## Your objective
Take each line that has the word "React" and return it.

## Dataset section
---*---

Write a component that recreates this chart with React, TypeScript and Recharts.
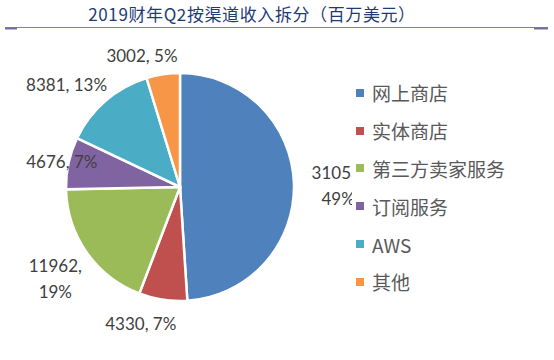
import React from 'react';
import { PieChart, Pie, Cell, Legend } from 'recharts';

const title = '2019财年Q2按渠道收入拆分（百万美元）';
const categories = ['网上商店', '实体商店', '第三方卖家服务', '订阅服务', 'AWS', '其他'];
const revenues = [31053, 4330, 11962, 4676, 8381, 3002];
const colors = ['#4F81BD', '#C0504D', '#9BBB59', '#8064A2', '#4BACC6', '#F79646'];

// label styling (wrap flags and small offsets relative to the computed radial position)
const labelWrap = [true, false, true, false, false, false];
const labelNudge: [number, number][] = [[11, 3], [-19, 2], [2, 2], [35, 7], [-13, 13], [-18, 2]];

const data = categories.map((name, i) => ({ name, value: revenues[i] }));

const LABEL_FONT = 'Lato, "Liberation Sans", sans-serif';
const FS = 17;
const LH = 26;

const renderLabel = (props: any) => {
  const { cx, cy, midAngle, outerRadius, value, percent, index } = props;
  const RAD = Math.PI / 180;
  const ux = Math.cos(-midAngle * RAD);
  const uy = Math.sin(-midAngle * RAD);
  const pct = Math.round(percent * 100) + '%';
  const lines = labelWrap[index] ? [`${value},`, pct] : [`${value}, ${pct}`];
  const w = Math.max(...lines.map((l) => l.length * FS * 0.52));
  const h = lines.length * LH - 6;
  const ext = (Math.abs(ux) * w) / 2 + (Math.abs(uy) * h) / 2;
  const d = outerRadius + 6 + ext;
  const x = cx + ux * d + labelNudge[index][0];
  const y = cy + uy * d + labelNudge[index][1];
  const y0 = y - ((lines.length - 1) * LH) / 2;
  return (
    <text
      key={'lbl' + index}
      x={x}
      y={y0}
      textAnchor="middle"
      dominantBaseline="central"
      fill="#404040"
      fontSize={FS}
      fontFamily={LABEL_FONT}
    >
      {lines.map((l, i) => (
        <tspan key={i} x={x} y={y0 + i * LH} dominantBaseline="central">
          {l}
        </tspan>
      ))}
    </text>
  );
};

const LegendContent = () => (
  <div style={{ background: '#fff', paddingLeft: 4 }}>
    {categories.map((c, i) => (
      <div
        key={c}
        style={{
          height: 37.8,
          display: 'flex',
          alignItems: 'center',
          fontFamily: '"Noto Sans CJK SC", sans-serif',
          fontSize: 19,
          color: '#595959',
          whiteSpace: 'nowrap',
        }}
      >
        <span style={{ display: 'inline-block', width: 8, height: 8, background: colors[i], marginRight: 8 }} />
        {c}
      </div>
    ))}
  </div>
);

export default function App() {
  return (
    <div style={{ position: 'absolute', left: 0, top: 0, width: 554, height: 360, background: '#fff' }}>
      <PieChart width={554} height={360} margin={{ top: 0, right: 0, bottom: 0, left: 0 }}>
        <Pie
          data={data}
          dataKey="value"
          nameKey="name"
          cx={180}
          cy={187}
          outerRadius={114}
          startAngle={90}
          endAngle={-270}
          stroke="#fff"
          strokeWidth={2.5}
          label={renderLabel}
          labelLine={false}
          isAnimationActive={false}
        >
          {data.map((d, i) => (
            <Cell key={d.name} fill={colors[i]} />
          ))}
        </Pie>
        <Legend
          layout="vertical"
          verticalAlign="top"
          align="right"
          content={<LegendContent />}
          wrapperStyle={{ position: 'absolute', left: 352, top: 74, width: 200 }}
        />
      </PieChart>
      <svg
        width={554}
        height={40}
        style={{ position: 'absolute', left: 0, top: 0, pointerEvents: 'none' }}
      >
        <text
          x={252}
          y={13}
          textAnchor="middle"
          dominantBaseline="central"
          fill="#1F3B73"
          fontSize={17}
          letterSpacing={0.6}
          fontFamily='"Noto Sans CJK SC", sans-serif'
        >
          {title}
        </text>
        <line x1={5} x2={548} y1={27.5} y2={27.5} stroke="#8080B0" strokeWidth={1.2} />
        <line x1={5} x2={17} y1={28.5} y2={28.5} stroke="#7070A0" strokeWidth={2} />
        <line x1={534} x2={548} y1={28.5} y2={28.5} stroke="#7070A0" strokeWidth={2} />
      </svg>
    </div>
  );
}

---*---

## Reply to the task
Write a component that recreates this chart with React, TypeScript and Recharts.
import React from 'react';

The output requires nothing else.